I wasn’t opposed to all innovations: I flipped my classroom. I allowed my students to move at their own pace. I was the first in my school to adopt a competency-based approach in my class.

But while my students were mastering individual mathematical skills, they were missing the big picture. My assessments were well aligned to the practice work and the standards, but they rarely asked students to transfer and apply their knowledge. These assessments gave me clear information about a standard on its own but not about my students’ ability to problem-solve and think critically.

### Why I Chose PBL

I needed an authentic assessment that would ask students to use their skills outside the context of my class, and it seemed that PBL would help my students transfer their knowledge. And I thought that PBL could challenge my students in a way that I had never challenged them before by requiring creativity, grit, and real problem-solving.

I knew that some of my students were also taking psychology and that statistics has countless applications in that field, so I approached the psychology teacher. We began by comparing our standards to see where we might collaborate.
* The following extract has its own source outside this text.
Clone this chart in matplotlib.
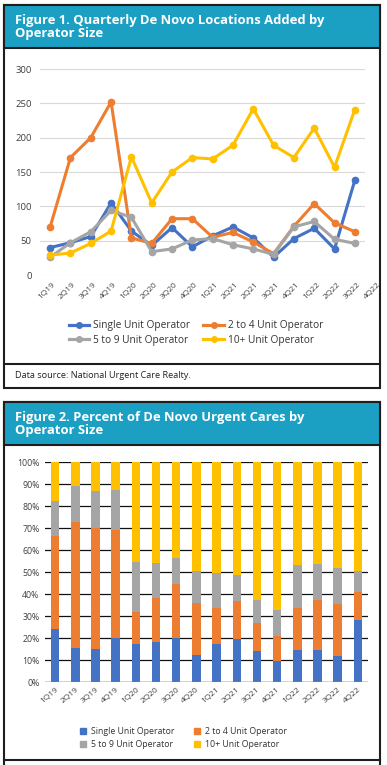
import matplotlib.pyplot as plt
from matplotlib.patches import Rectangle
from matplotlib.lines import Line2D
import matplotlib.transforms as mtransforms

# ---- data ----
quarters = ["1Q19", "2Q19", "3Q19", "4Q19", "1Q20", "2Q20", "3Q20", "4Q20",
            "1Q21", "2Q21", "3Q21", "4Q21", "1Q22", "2Q22", "3Q22", "4Q22"]
# the line chart in the source carries 17 axis labels (2Q21 appears twice)
line_labels = ["1Q19", "2Q19", "3Q19", "4Q19", "1Q20", "2Q20", "3Q20", "4Q20",
               "1Q21", "2Q21", "2Q21", "3Q21", "4Q21", "1Q22", "2Q22", "3Q22", "4Q22"]
series_names = ["Single Unit Operator", "2 to 4 Unit Operator",
                "5 to 9 Unit Operator", "10+ Unit Operator"]

single_cnt = [40, 47, 56, 105, 64, 43, 69, 41, 57, 70, 54, 26, 53, 68, 38, 138]
two4_cnt = [70, 171, 200, 252, 54, 46, 82, 82, 55, 62, 48, 31, 71, 104, 76, 63]
five9_cnt = [26, 47, 63, 94, 84, 34, 38, 51, 53, 44, 38, 30, 70, 78, 52, 46]
ten_cnt = [29, 32, 46, 64, 172, 105, 150, 171, 169, 189, 242, 189, 171, 214, 157, 241]

single_pct = [24.2, 15.4, 15.0, 19.9, 17.1, 18.1, 19.9, 12.4,
              17.4, 19.5, 14.2, 9.4, 14.4, 14.7, 11.9, 28.2]
two4_pct = [42.1, 57.4, 54.8, 49.1, 14.6, 20.3, 24.7, 23.7,
            16.1, 17.1, 12.4, 11.7, 19.4, 22.6, 23.4, 12.9]
five9_pct = [15.9, 16.3, 16.9, 18.2, 22.7, 15.5, 11.6, 14.5,
             15.9, 12.0, 10.7, 11.7, 19.4, 16.3, 16.4, 9.5]
ten_pct = [17.8, 10.9, 13.3, 12.8, 45.6, 46.1, 43.8, 49.4,
           50.6, 51.4, 62.7, 67.2, 46.8, 46.4, 48.3, 49.4]

colors = ["#4472C4", "#ED7D31", "#A5A5A5", "#FFC000"]
teal = "#1BA0C3"
dark = "#1e1e1e"
txt = "#404040"

plt.rcParams['font.family'] = ['Open Sans', 'DejaVu Sans']

W, H = 387, 765
fig = plt.figure(figsize=(W / 100, H / 100), dpi=100)


def fx(px):
    return px / W


def fy(py):
    return 1 - py / H


def box(x0, y0, x1, y1, **kw):
    fig.patches.append(Rectangle((fx(x0), fy(y1)), fx(x1) - fx(x0), fy(y0) - fy(y1),
                                 transform=fig.transFigure, zorder=-5, **kw))


def hline(y, x0=4, x1=380):
    fig.lines.append(Line2D([fx(x0), fx(x1)], [fy(y), fy(y)], transform=fig.transFigure,
                            color=dark, lw=1.5, zorder=-4))


# panel frames and title bands
box(4, 5, 380, 388, facecolor="white", edgecolor=dark, lw=1.5)
box(4, 5, 380, 48, facecolor=teal, edgecolor=dark, lw=1.5)
hline(364)
box(4, 402, 380, 770, facecolor="white", edgecolor=dark, lw=1.5)
box(4, 402, 380, 445, facecolor=teal, edgecolor=dark, lw=1.5)
hline(760)

fig.text(fx(15), fy(27), "Figure 1. Quarterly De Novo Locations Added by\nOperator Size",
         color="white", fontsize=9.4, fontweight="bold", va="center", ha="left", linespacing=1.05)
fig.text(fx(15), fy(424), "Figure 2. Percent of De Novo Urgent Cares by\nOperator Size",
         color="white", fontsize=9.4, fontweight="bold", va="center", ha="left", linespacing=1.05)
fig.text(fx(15), fy(376), "Data source: National Urgent Care Realty.",
         color="#222222", fontsize=6.6, va="center", ha="left")

# ---- Figure 1: line chart ----
ax1 = fig.add_axes([fx(40), fy(275), (365 - 40) / W, (275 - 69) / H])
x = list(range(len(quarters)))
for vals, c in zip([single_cnt, two4_cnt, five9_cnt, ten_cnt], colors):
    ax1.plot(x, vals, color=c, lw=2.2, marker="o", ms=4.5, solid_joinstyle="round")
ax1.set_xlim(-0.5, len(quarters) - 0.5)
ax1.set_ylim(0, 300)
ax1.set_yticks(range(0, 301, 50))
ax1.grid(axis="y", color="#d9d9d9", lw=0.8)
ax1.set_axisbelow(True)
for s in ax1.spines.values():
    s.set_visible(False)
ax1.tick_params(axis="y", length=0, labelsize=6.8, labelcolor=txt, pad=6)
ax1.set_xticks([])
trans = mtransforms.blended_transform_factory(ax1.transData, ax1.transAxes)
for i, lab in enumerate(line_labels):
    ax1.text(i + 0.1, -0.03, lab, transform=trans, rotation=45, ha="right", va="top",
             rotation_mode="anchor", fontsize=6, color=txt, clip_on=False)

# legend filled row by row: Single, 2 to 4 / 5 to 9, 10+
order = [0, 2, 1, 3]
h1 = [Line2D([], [], color=colors[i], lw=2.3, marker="o", ms=4) for i in order]
fig.legend(h1, [series_names[i] for i in order], loc="center",
           bbox_to_anchor=(fx(196), fy(333)), ncol=2,
           frameon=False, fontsize=7.3, handlelength=2.0, columnspacing=1.3,
           handletextpad=0.4, labelspacing=0.35, labelcolor="#333333")

# ---- Figure 2: stacked bars ----
ax2 = fig.add_axes([fx(45), fy(682), (368 - 45) / W, (682 - 462) / H])
bottom = [0.0] * len(quarters)
for vals, c in zip([single_pct, two4_pct, five9_pct, ten_pct], colors):
    ax2.bar(x, vals, bottom=bottom, width=0.42, color=c, zorder=2)
    bottom = [b + v for b, v in zip(bottom, vals)]
ax2.set_xlim(-0.5, len(quarters) - 0.5)
ax2.set_ylim(0, 100)
ax2.set_yticks(range(0, 101, 10))
ax2.set_yticklabels([f"{v}%" for v in range(0, 101, 10)])
ax2.grid(axis="y", color="#111111", lw=0.9)
ax2.set_axisbelow(True)
for s in ax2.spines.values():
    s.set_visible(False)
ax2.axhline(0, color="#9a9a9a", lw=1, zorder=3)
ax2.tick_params(axis="y", length=0, labelsize=6.3, labelcolor=txt, pad=4)
ax2.set_xticks(x)
ax2.set_xticklabels(quarters, rotation=40, ha="right", rotation_mode="anchor",
                    fontsize=6, color=txt)
ax2.tick_params(axis="x", length=0, pad=3)

h2 = [Line2D([], [], color=colors[i], lw=0, marker="s", ms=4) for i in order]
fig.legend(h2, [series_names[i] for i in order], loc="center",
           bbox_to_anchor=(fx(183), fy(738)), ncol=2,
           frameon=False, fontsize=6.3, handlelength=0.8, columnspacing=2.2,
           handletextpad=0.5, labelspacing=0.45, labelcolor="#333333")

fig.savefig("out.png", dpi=100)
We found that one of the Common Core math standards, “Recognize the purposes of and differences among sample surveys, experiments, and observational studies; explain how randomization relates to each,” was similar to one of the psychology standards.
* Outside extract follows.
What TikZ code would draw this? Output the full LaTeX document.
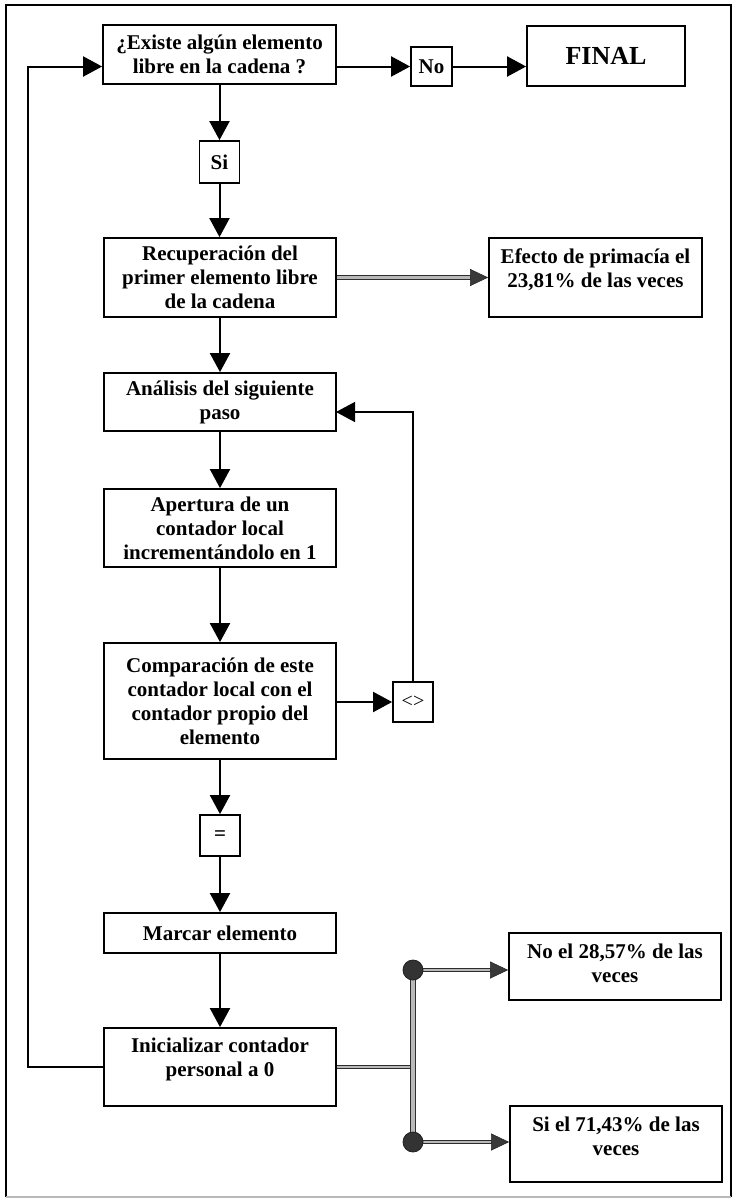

Next we broke down the standard to come up with a task. The students would need to design both a survey and an observational study that would answer research questions they would design themselves. They would need to explain how they used randomization to select samples.

We also needed to ensure that the task would be authentic. The psychology teacher had a connection at the local elementary school, so we decided that our students would design their research questions around things that could be observed there.
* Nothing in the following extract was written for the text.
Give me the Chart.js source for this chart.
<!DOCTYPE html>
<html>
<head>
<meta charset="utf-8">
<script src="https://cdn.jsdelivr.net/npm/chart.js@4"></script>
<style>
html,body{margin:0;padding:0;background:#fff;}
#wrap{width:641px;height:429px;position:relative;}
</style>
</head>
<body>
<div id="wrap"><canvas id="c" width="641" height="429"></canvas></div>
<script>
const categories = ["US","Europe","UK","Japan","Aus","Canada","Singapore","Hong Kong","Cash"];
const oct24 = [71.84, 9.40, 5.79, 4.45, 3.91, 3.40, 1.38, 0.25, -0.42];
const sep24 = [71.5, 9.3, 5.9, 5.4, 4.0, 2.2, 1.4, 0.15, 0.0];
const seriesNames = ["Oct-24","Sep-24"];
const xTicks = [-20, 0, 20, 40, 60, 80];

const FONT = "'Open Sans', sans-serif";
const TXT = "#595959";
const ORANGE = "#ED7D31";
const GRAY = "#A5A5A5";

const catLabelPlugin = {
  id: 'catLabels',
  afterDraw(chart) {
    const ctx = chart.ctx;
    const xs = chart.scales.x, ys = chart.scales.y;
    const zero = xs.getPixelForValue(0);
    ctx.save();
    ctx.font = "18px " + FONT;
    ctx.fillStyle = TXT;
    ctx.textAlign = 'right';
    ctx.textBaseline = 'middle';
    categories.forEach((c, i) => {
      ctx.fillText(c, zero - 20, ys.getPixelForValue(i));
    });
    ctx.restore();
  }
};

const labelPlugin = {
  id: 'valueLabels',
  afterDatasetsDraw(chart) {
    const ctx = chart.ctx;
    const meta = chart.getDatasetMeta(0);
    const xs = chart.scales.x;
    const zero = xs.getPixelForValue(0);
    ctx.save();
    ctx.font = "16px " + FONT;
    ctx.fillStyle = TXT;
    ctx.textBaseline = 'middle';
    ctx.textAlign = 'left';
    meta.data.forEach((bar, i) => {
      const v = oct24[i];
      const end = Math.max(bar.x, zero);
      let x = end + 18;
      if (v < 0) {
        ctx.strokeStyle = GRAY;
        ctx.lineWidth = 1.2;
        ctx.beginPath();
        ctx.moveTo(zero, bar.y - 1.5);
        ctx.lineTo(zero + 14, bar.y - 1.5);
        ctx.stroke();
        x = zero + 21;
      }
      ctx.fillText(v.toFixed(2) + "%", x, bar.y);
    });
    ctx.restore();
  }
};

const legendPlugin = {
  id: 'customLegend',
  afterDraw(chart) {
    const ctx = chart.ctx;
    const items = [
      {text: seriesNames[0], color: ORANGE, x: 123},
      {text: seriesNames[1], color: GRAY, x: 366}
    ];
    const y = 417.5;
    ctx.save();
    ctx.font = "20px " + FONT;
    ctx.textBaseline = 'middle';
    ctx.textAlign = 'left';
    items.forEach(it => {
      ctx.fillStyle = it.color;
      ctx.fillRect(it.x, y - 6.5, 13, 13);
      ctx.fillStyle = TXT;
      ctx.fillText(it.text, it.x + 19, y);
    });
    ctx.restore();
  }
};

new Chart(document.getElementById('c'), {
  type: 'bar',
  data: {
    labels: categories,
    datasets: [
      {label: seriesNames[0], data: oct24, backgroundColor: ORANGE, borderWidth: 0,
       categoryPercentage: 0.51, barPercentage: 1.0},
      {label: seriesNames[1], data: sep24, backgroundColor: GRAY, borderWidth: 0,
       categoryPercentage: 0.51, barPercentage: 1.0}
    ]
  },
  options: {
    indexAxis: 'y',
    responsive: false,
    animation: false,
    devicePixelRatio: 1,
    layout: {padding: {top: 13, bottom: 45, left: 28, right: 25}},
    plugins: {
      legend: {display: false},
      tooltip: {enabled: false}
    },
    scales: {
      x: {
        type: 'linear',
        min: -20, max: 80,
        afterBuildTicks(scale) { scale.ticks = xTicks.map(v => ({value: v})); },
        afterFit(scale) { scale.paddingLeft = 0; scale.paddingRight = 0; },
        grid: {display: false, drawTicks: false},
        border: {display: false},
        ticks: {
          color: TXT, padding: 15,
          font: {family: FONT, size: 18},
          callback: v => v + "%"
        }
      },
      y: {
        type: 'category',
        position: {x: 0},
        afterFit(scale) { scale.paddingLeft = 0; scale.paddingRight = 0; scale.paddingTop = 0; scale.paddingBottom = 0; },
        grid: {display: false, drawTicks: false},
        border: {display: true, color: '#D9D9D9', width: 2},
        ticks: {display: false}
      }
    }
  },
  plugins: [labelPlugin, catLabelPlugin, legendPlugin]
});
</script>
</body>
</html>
So we had our authentic task: “What would you like to learn about the state of elementary education today? What can you learn about the patterns and behaviors of elementary school students through observation and data analysis?”

Students spent two weeks planning for a day of observations at the elementary school, and they wrote survey questions. They had to gather analyzable data on variables of their own choosing, and then they had to report objective findings.

### Scaffolding the Project

I needed to scaffold the work to make sure that my students felt supported throughout the process. Most of them had never done anything like this before, especially not in math.

I first decided how I was going to assess them. I wrote a rubric that broke down the standard into its parts, and separated the rubric requirements into stages in the project description, outlining what needed to be accomplished for each stage.

I scheduled frequent reflections on the process, and my students refined their research questions based on those reflections.

We had mini-lessons along the way. I planned some, like explaining the technology tools students would use to record and analyze the data; others were spur of the moment, based on needs that came up as the students worked.

### What Authentic Learning Happened?

It was amazing to see real grappling with problem-solving. For example, students debated what the research questions should be, asking questions like, “I like that idea, but can we actually observe that?” and “How can we make that more specific and measurable?”

My students felt overwhelmed by the prospect of observing all the variables they had decided upon for all 22 students in the classroom they would visit. That led to a great conversation about sampling. Previously, I would have defined concepts like *biased sample*, *stratified sample*, and so on, but this time around the students came up with these concepts organically, and I was able to tell them that their ideas had names already.

They also had to grapple with how to record the data. Designing a spreadsheet was a huge challenge because they wanted to collect data that included timestamps. It took them a few class periods to decide how to handle this data collection, and then another few class periods to figure how to translate the timestamps into numbers they could actually look at on histograms.

The project helped students see the differences between surveys and observational studies. They noticed bias in their survey questions and potential bias in the survey responses. They noticed human error in their observations. They noticed the inadequate response rate to their survey from teachers. In other words, they were becoming real statisticians.

### The Results

My students learned math by doing—they didn’t need to be spoon-fed definitions, formulas, and procedures. And this learning will stick: Later in the semester, students referred back to their experiences with this project to explain new concepts.

I had never been sold on the idea of an authentic audience—I thought the work during the project was the meaningful component. PBL taught me otherwise. Because my students knew they would be working with real subjects and they would present their findings to a group of adults, they worked really hard on their plans. They felt the pressure of a real deadline because we had a set observation day they needed to be prepared for.

My students were excited and proud of their efforts. They worked on this at several points without being prompted to, and even now they continue to talk about how they could make a project like this better in the future.